▸ **Set task**
Copy each line exactly. Drop every picture.

(Rows from a dataset of charts and code)
******

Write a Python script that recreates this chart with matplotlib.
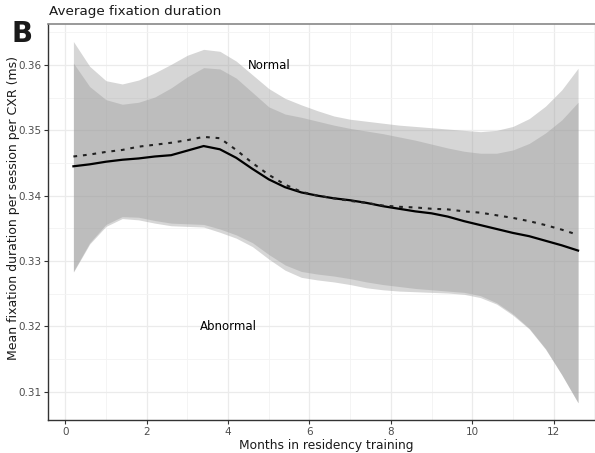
import numpy as np
import matplotlib
matplotlib.use("Agg")
import matplotlib.pyplot as plt
from matplotlib.ticker import MultipleLocator

months = [0.2, 0.6, 1.0, 1.4, 1.8, 2.2, 2.6, 3.0, 3.4, 3.8, 4.2, 4.6, 5.0, 5.4, 5.8, 6.2,
          6.6, 7.0, 7.4, 7.8, 8.2, 8.6, 9.0, 9.4, 9.8, 10.2, 10.6, 11.0, 11.4, 11.8, 12.2, 12.6]

# solid fit and its ribbon
fit_solid = [0.3445, 0.3448, 0.3452, 0.3455, 0.3457, 0.3460, 0.3462, 0.3469, 0.3476, 0.3471,
             0.3458, 0.3441, 0.3425, 0.3413, 0.3405, 0.3400, 0.3396, 0.3393, 0.3389, 0.3384,
             0.3380, 0.3376, 0.3373, 0.3368, 0.3361, 0.3355, 0.3349, 0.3343, 0.3338, 0.3331,
             0.3324, 0.3316]
upper_solid = [0.3603, 0.3567, 0.3547, 0.3540, 0.3543, 0.3551, 0.3565, 0.3582, 0.3596, 0.3594,
               0.3580, 0.3558, 0.3536, 0.3525, 0.3520, 0.3514, 0.3508, 0.3503, 0.3499, 0.3495,
               0.3490, 0.3485, 0.3479, 0.3473, 0.3468, 0.3465, 0.3465, 0.3470, 0.3480, 0.3496,
               0.3516, 0.3543]
lower_solid = [0.3283, 0.3326, 0.3353, 0.3365, 0.3363, 0.3358, 0.3354, 0.3353, 0.3352, 0.3344,
               0.3335, 0.3322, 0.3303, 0.3286, 0.3275, 0.3271, 0.3268, 0.3264, 0.3259, 0.3256,
               0.3254, 0.3253, 0.3252, 0.3251, 0.3249, 0.3244, 0.3234, 0.3217, 0.3196, 0.3165,
               0.3126, 0.3083]

# dotted fit and its ribbon
fit_dotted = [0.3460, 0.3463, 0.3467, 0.3470, 0.3475, 0.3478, 0.3481, 0.3485, 0.3490, 0.3488,
              0.3470, 0.3450, 0.3432, 0.3417, 0.3406, 0.3400, 0.3396, 0.3392, 0.3389, 0.3385,
              0.3383, 0.3382, 0.3380, 0.3379, 0.3376, 0.3374, 0.3370, 0.3366, 0.3361, 0.3355,
              0.3348, 0.3340]
upper_dotted = [0.3636, 0.3598, 0.3576, 0.3571, 0.3577, 0.3588, 0.3601, 0.3615, 0.3624, 0.3621,
                0.3606, 0.3585, 0.3564, 0.3549, 0.3539, 0.3530, 0.3522, 0.3517, 0.3514, 0.3511,
                0.3508, 0.3506, 0.3504, 0.3502, 0.3500, 0.3498, 0.3500, 0.3506, 0.3518, 0.3537,
                0.3562, 0.3595]
lower_dotted = [0.3284, 0.3328, 0.3356, 0.3368, 0.3367, 0.3362, 0.3358, 0.3357, 0.3356, 0.3349,
                0.3340, 0.3328, 0.3310, 0.3294, 0.3284, 0.3280, 0.3277, 0.3273, 0.3268, 0.3264,
                0.3261, 0.3258, 0.3256, 0.3254, 0.3252, 0.3247, 0.3236, 0.3219, 0.3197, 0.3166,
                0.3126, 0.3083]

x_ticks = [0, 2, 4, 6, 8, 10, 12]
y_ticks = [0.31, 0.32, 0.33, 0.34, 0.35, 0.36]

plt.rcParams["font.family"] = "DejaVu Sans"

fig = plt.figure(figsize=(5.95, 4.53), dpi=100)
ax = fig.add_axes([48.3 / 595, 1 - 420.3 / 453, (603.7 - 48.3) / 595, (420.3 - 24) / 453])

# ribbons (grey60, alpha 0.4 like ggplot's se band)
ax.fill_between(months, lower_solid, upper_solid, color="#999999", alpha=0.4, lw=0, zorder=2)
ax.fill_between(months, lower_dotted, upper_dotted, color="#999999", alpha=0.4, lw=0, zorder=2)

ax.plot(months, fit_solid, color="black", lw=1.6, solid_joinstyle="round", zorder=3)
ax.plot(months, fit_dotted, color="#222222", lw=1.5, dashes=(1.8, 2.8), zorder=3)

ax.text(5.0, 0.360, "Normal", ha="center", va="center", fontsize=8.5)
ax.text(4.0, 0.320, "Abnormal", ha="center", va="center", fontsize=8.5)

ax.set_xlim(-0.417, 13.23)
ax.set_ylim(0.30562, 0.36628)
ax.set_xticks(x_ticks)
ax.set_yticks(y_ticks)
ax.set_yticklabels(["%.2f" % v for v in y_ticks])
ax.xaxis.set_minor_locator(MultipleLocator(1))
ax.yaxis.set_minor_locator(MultipleLocator(0.005))
ax.tick_params(which="major", length=3, width=0.8, color="#333333", labelcolor="#4d4d4d",
               labelsize=7.5, pad=2)
ax.tick_params(which="minor", length=0)
ax.grid(which="major", color="#ebebeb", lw=0.9, zorder=0)
ax.grid(which="minor", color="#f3f3f3", lw=0.6, zorder=0)
ax.set_axisbelow(True)

for side in ["left", "bottom"]:
    ax.spines[side].set_color("#333333")
    ax.spines[side].set_linewidth(1.0)
ax.spines["top"].set_color("#888888")
ax.spines["top"].set_linewidth(1.2)
ax.spines["right"].set_visible(False)

ax.set_xlabel("Months in residency training", fontsize=8.8, color="#1a1a1a", labelpad=1)
fig.text(14 / 595, 1 - 208 / 453, "Mean fixation duration per session per CXR (ms)",
         rotation=90, ha="center", va="center", fontsize=9, color="#1a1a1a")

fig.text(49 / 595, 1 - 12 / 453, "Average fixation duration", ha="left", va="center",
         fontsize=9.7, color="#1a1a1a")
fig.text(11 / 595, 1 - 34 / 453, "B", ha="left", va="center", fontsize=20,
         fontweight="bold", color="#1a1a1a")

fig.savefig("out.png", dpi=100)
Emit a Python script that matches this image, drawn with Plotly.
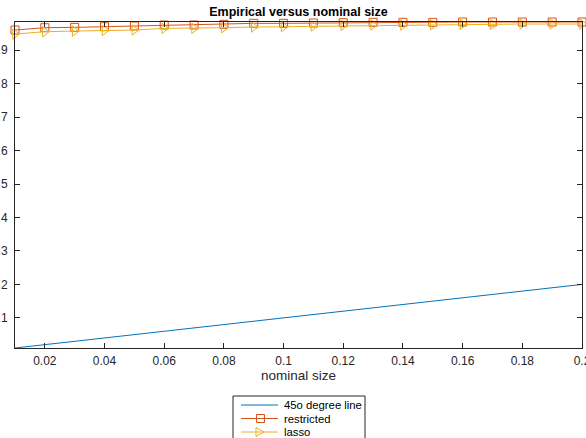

******

▸ **Right answer**
Write a Python script that recreates this chart with matplotlib.
import numpy as np
import matplotlib
matplotlib.use("Agg")
import matplotlib.pyplot as plt
from matplotlib.ticker import MultipleLocator

months = [0.2, 0.6, 1.0, 1.4, 1.8, 2.2, 2.6, 3.0, 3.4, 3.8, 4.2, 4.6, 5.0, 5.4, 5.8, 6.2,
          6.6, 7.0, 7.4, 7.8, 8.2, 8.6, 9.0, 9.4, 9.8, 10.2, 10.6, 11.0, 11.4, 11.8, 12.2, 12.6]

# solid fit and its ribbon
fit_solid = [0.3445, 0.3448, 0.3452, 0.3455, 0.3457, 0.3460, 0.3462, 0.3469, 0.3476, 0.3471,
             0.3458, 0.3441, 0.3425, 0.3413, 0.3405, 0.3400, 0.3396, 0.3393, 0.3389, 0.3384,
             0.3380, 0.3376, 0.3373, 0.3368, 0.3361, 0.3355, 0.3349, 0.3343, 0.3338, 0.3331,
             0.3324, 0.3316]
upper_solid = [0.3603, 0.3567, 0.3547, 0.3540, 0.3543, 0.3551, 0.3565, 0.3582, 0.3596, 0.3594,
               0.3580, 0.3558, 0.3536, 0.3525, 0.3520, 0.3514, 0.3508, 0.3503, 0.3499, 0.3495,
               0.3490, 0.3485, 0.3479, 0.3473, 0.3468, 0.3465, 0.3465, 0.3470, 0.3480, 0.3496,
               0.3516, 0.3543]
lower_solid = [0.3283, 0.3326, 0.3353, 0.3365, 0.3363, 0.3358, 0.3354, 0.3353, 0.3352, 0.3344,
               0.3335, 0.3322, 0.3303, 0.3286, 0.3275, 0.3271, 0.3268, 0.3264, 0.3259, 0.3256,
               0.3254, 0.3253, 0.3252, 0.3251, 0.3249, 0.3244, 0.3234, 0.3217, 0.3196, 0.3165,
               0.3126, 0.3083]

# dotted fit and its ribbon
fit_dotted = [0.3460, 0.3463, 0.3467, 0.3470, 0.3475, 0.3478, 0.3481, 0.3485, 0.3490, 0.3488,
              0.3470, 0.3450, 0.3432, 0.3417, 0.3406, 0.3400, 0.3396, 0.3392, 0.3389, 0.3385,
              0.3383, 0.3382, 0.3380, 0.3379, 0.3376, 0.3374, 0.3370, 0.3366, 0.3361, 0.3355,
              0.3348, 0.3340]
upper_dotted = [0.3636, 0.3598, 0.3576, 0.3571, 0.3577, 0.3588, 0.3601, 0.3615, 0.3624, 0.3621,
                0.3606, 0.3585, 0.3564, 0.3549, 0.3539, 0.3530, 0.3522, 0.3517, 0.3514, 0.3511,
                0.3508, 0.3506, 0.3504, 0.3502, 0.3500, 0.3498, 0.3500, 0.3506, 0.3518, 0.3537,
                0.3562, 0.3595]
lower_dotted = [0.3284, 0.3328, 0.3356, 0.3368, 0.3367, 0.3362, 0.3358, 0.3357, 0.3356, 0.3349,
                0.3340, 0.3328, 0.3310, 0.3294, 0.3284, 0.3280, 0.3277, 0.3273, 0.3268, 0.3264,
                0.3261, 0.3258, 0.3256, 0.3254, 0.3252, 0.3247, 0.3236, 0.3219, 0.3197, 0.3166,
                0.3126, 0.3083]

x_ticks = [0, 2, 4, 6, 8, 10, 12]
y_ticks = [0.31, 0.32, 0.33, 0.34, 0.35, 0.36]

plt.rcParams["font.family"] = "DejaVu Sans"

fig = plt.figure(figsize=(5.95, 4.53), dpi=100)
ax = fig.add_axes([48.3 / 595, 1 - 420.3 / 453, (603.7 - 48.3) / 595, (420.3 - 24) / 453])

# ribbons (grey60, alpha 0.4 like ggplot's se band)
ax.fill_between(months, lower_solid, upper_solid, color="#999999", alpha=0.4, lw=0, zorder=2)
ax.fill_between(months, lower_dotted, upper_dotted, color="#999999", alpha=0.4, lw=0, zorder=2)

ax.plot(months, fit_solid, color="black", lw=1.6, solid_joinstyle="round", zorder=3)
ax.plot(months, fit_dotted, color="#222222", lw=1.5, dashes=(1.8, 2.8), zorder=3)

ax.text(5.0, 0.360, "Normal", ha="center", va="center", fontsize=8.5)
ax.text(4.0, 0.320, "Abnormal", ha="center", va="center", fontsize=8.5)

ax.set_xlim(-0.417, 13.23)
ax.set_ylim(0.30562, 0.36628)
ax.set_xticks(x_ticks)
ax.set_yticks(y_ticks)
ax.set_yticklabels(["%.2f" % v for v in y_ticks])
ax.xaxis.set_minor_locator(MultipleLocator(1))
ax.yaxis.set_minor_locator(MultipleLocator(0.005))
ax.tick_params(which="major", length=3, width=0.8, color="#333333", labelcolor="#4d4d4d",
               labelsize=7.5, pad=2)
ax.tick_params(which="minor", length=0)
ax.grid(which="major", color="#ebebeb", lw=0.9, zorder=0)
ax.grid(which="minor", color="#f3f3f3", lw=0.6, zorder=0)
ax.set_axisbelow(True)

for side in ["left", "bottom"]:
    ax.spines[side].set_color("#333333")
    ax.spines[side].set_linewidth(1.0)
ax.spines["top"].set_color("#888888")
ax.spines["top"].set_linewidth(1.2)
ax.spines["right"].set_visible(False)

ax.set_xlabel("Months in residency training", fontsize=8.8, color="#1a1a1a", labelpad=1)
fig.text(14 / 595, 1 - 208 / 453, "Mean fixation duration per session per CXR (ms)",
         rotation=90, ha="center", va="center", fontsize=9, color="#1a1a1a")

fig.text(49 / 595, 1 - 12 / 453, "Average fixation duration", ha="left", va="center",
         fontsize=9.7, color="#1a1a1a")
fig.text(11 / 595, 1 - 34 / 453, "B", ha="left", va="center", fontsize=20,
         fontweight="bold", color="#1a1a1a")

fig.savefig("out.png", dpi=100)
Emit a Python script that matches this image, drawn with Plotly.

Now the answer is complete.